*Task instructions*
Write out the entire listing below exactly, with the pictures left out.

---- Recorded data

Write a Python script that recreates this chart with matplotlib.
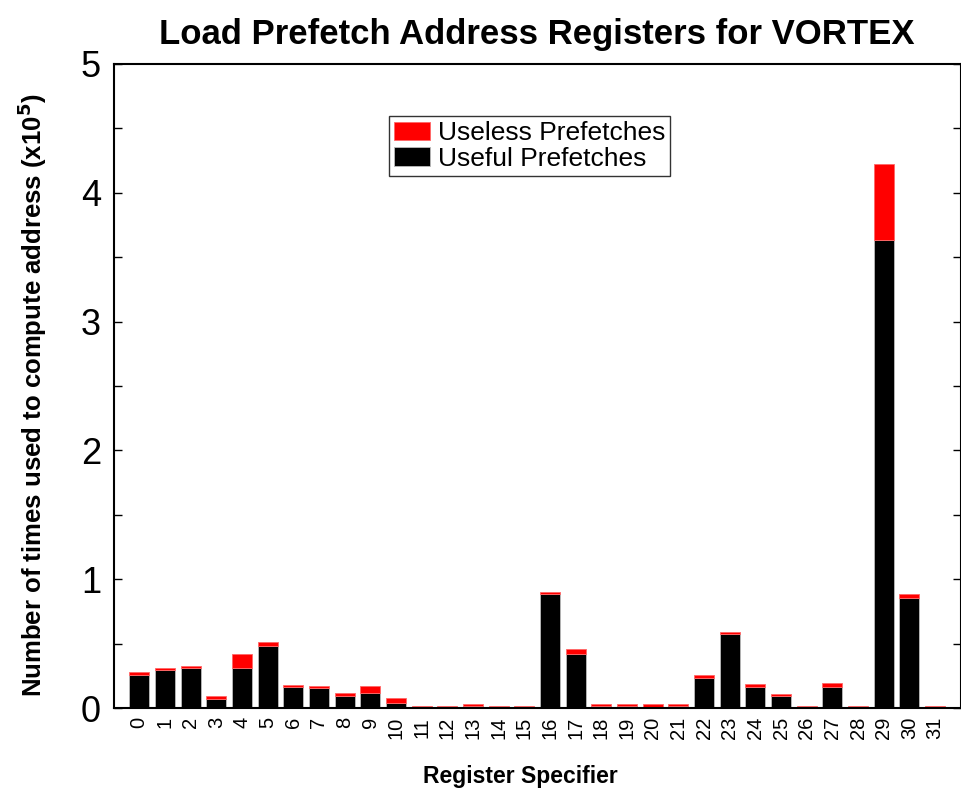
import matplotlib
matplotlib.use("Agg")
import matplotlib.pyplot as plt
import numpy as np

plt.rcParams['font.family'] = ['Liberation Sans', 'DejaVu Sans']

registers = [str(i) for i in range(32)]
useful = [0.256, 0.300, 0.315, 0.070, 0.315, 0.483, 0.165, 0.155, 0.096, 0.119,
          0.039, 0.008, 0.000, 0.018, 0.000, 0.000, 0.886, 0.426, 0.022, 0.022,
          0.015, 0.020, 0.240, 0.576, 0.168, 0.098, 0.000, 0.168, 0.005, 3.630,
          0.858, 0.000]
total = [0.282, 0.313, 0.331, 0.096, 0.421, 0.517, 0.181, 0.173, 0.119, 0.173,
         0.083, 0.022, 0.018, 0.034, 0.018, 0.018, 0.904, 0.462, 0.036, 0.036,
         0.031, 0.036, 0.258, 0.594, 0.189, 0.116, 0.018, 0.194, 0.022, 4.220,
         0.886, 0.018]
useless = [t - u for t, u in zip(total, useful)]

fig = plt.figure(figsize=(9.62, 7.94), dpi=100)
ax = fig.add_axes([0.118, 0.1077, 0.8807, 0.8123])

x = np.arange(len(registers))
ax.bar(x, useful, width=0.78, color='black', edgecolor='#bbbbbb', linewidth=0.6,
       label='Useful Prefetches')
ax.bar(x, useless, bottom=useful, width=0.78, color='#ff0000', edgecolor='#ff6666',
       linewidth=0.6, label='Useless Prefetches')

ax.set_xlim(-1, 32)
ax.set_ylim(0, 5)
ax.set_xticks(x)
ax.set_xticklabels(registers, rotation=90, fontsize=14.5)
ax.set_yticks([0, 1, 2, 3, 4, 5])
ax.set_yticks(np.arange(0.5, 5, 1.0), minor=True)
ax.tick_params(axis='y', which='both', direction='in', right=True, length=6, width=1,
               labelsize=26, pad=9)
ax.tick_params(axis='x', which='both', length=0, pad=6)

for s in ax.spines.values():
    s.set_linewidth(1.5)

ax.set_title('Load Prefetch Address Registers for VORTEX', fontsize=25,
             fontweight='bold', pad=14)
ax.set_xlabel('Register Specifier', fontsize=16.5, fontweight='bold')
ax.xaxis.set_label_coords(0.48, -0.087)
ax.set_ylabel('Number of times used to compute address (x10$^{\\mathbf{5}}$)',
              fontsize=18.5, fontweight='bold')
ax.yaxis.set_label_coords(-0.076, 0.486)

handles, labels = ax.get_legend_handles_labels()
leg = ax.legend(handles[::-1], labels[::-1], loc='upper left',
                bbox_to_anchor=(0.325, 0.9186), fontsize=19, frameon=True,
                fancybox=False, edgecolor='black', handlelength=1.35,
                handleheight=0.7, handletextpad=0.3, borderpad=0.2,
                labelspacing=0.05, borderaxespad=0)
leg.get_frame().set_linewidth(1.0)

fig.savefig('out.png', dpi=100)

--------

*Solution to this task*
Write a Python script that recreates this chart with matplotlib.
import matplotlib
matplotlib.use("Agg")
import matplotlib.pyplot as plt
import numpy as np

plt.rcParams['font.family'] = ['Liberation Sans', 'DejaVu Sans']

registers = [str(i) for i in range(32)]
useful = [0.256, 0.300, 0.315, 0.070, 0.315, 0.483, 0.165, 0.155, 0.096, 0.119,
          0.039, 0.008, 0.000, 0.018, 0.000, 0.000, 0.886, 0.426, 0.022, 0.022,
          0.015, 0.020, 0.240, 0.576, 0.168, 0.098, 0.000, 0.168, 0.005, 3.630,
          0.858, 0.000]
total = [0.282, 0.313, 0.331, 0.096, 0.421, 0.517, 0.181, 0.173, 0.119, 0.173,
         0.083, 0.022, 0.018, 0.034, 0.018, 0.018, 0.904, 0.462, 0.036, 0.036,
         0.031, 0.036, 0.258, 0.594, 0.189, 0.116, 0.018, 0.194, 0.022, 4.220,
         0.886, 0.018]
useless = [t - u for t, u in zip(total, useful)]

fig = plt.figure(figsize=(9.62, 7.94), dpi=100)
ax = fig.add_axes([0.118, 0.1077, 0.8807, 0.8123])

x = np.arange(len(registers))
ax.bar(x, useful, width=0.78, color='black', edgecolor='#bbbbbb', linewidth=0.6,
       label='Useful Prefetches')
ax.bar(x, useless, bottom=useful, width=0.78, color='#ff0000', edgecolor='#ff6666',
       linewidth=0.6, label='Useless Prefetches')

ax.set_xlim(-1, 32)
ax.set_ylim(0, 5)
ax.set_xticks(x)
ax.set_xticklabels(registers, rotation=90, fontsize=14.5)
ax.set_yticks([0, 1, 2, 3, 4, 5])
ax.set_yticks(np.arange(0.5, 5, 1.0), minor=True)
ax.tick_params(axis='y', which='both', direction='in', right=True, length=6, width=1,
               labelsize=26, pad=9)
ax.tick_params(axis='x', which='both', length=0, pad=6)

for s in ax.spines.values():
    s.set_linewidth(1.5)

ax.set_title('Load Prefetch Address Registers for VORTEX', fontsize=25,
             fontweight='bold', pad=14)
ax.set_xlabel('Register Specifier', fontsize=16.5, fontweight='bold')
ax.xaxis.set_label_coords(0.48, -0.087)
ax.set_ylabel('Number of times used to compute address (x10$^{\\mathbf{5}}$)',
              fontsize=18.5, fontweight='bold')
ax.yaxis.set_label_coords(-0.076, 0.486)

handles, labels = ax.get_legend_handles_labels()
leg = ax.legend(handles[::-1], labels[::-1], loc='upper left',
                bbox_to_anchor=(0.325, 0.9186), fontsize=19, frameon=True,
                fancybox=False, edgecolor='black', handlelength=1.35,
                handleheight=0.7, handletextpad=0.3, borderpad=0.2,
                labelspacing=0.05, borderaxespad=0)
leg.get_frame().set_linewidth(1.0)

fig.savefig('out.png', dpi=100)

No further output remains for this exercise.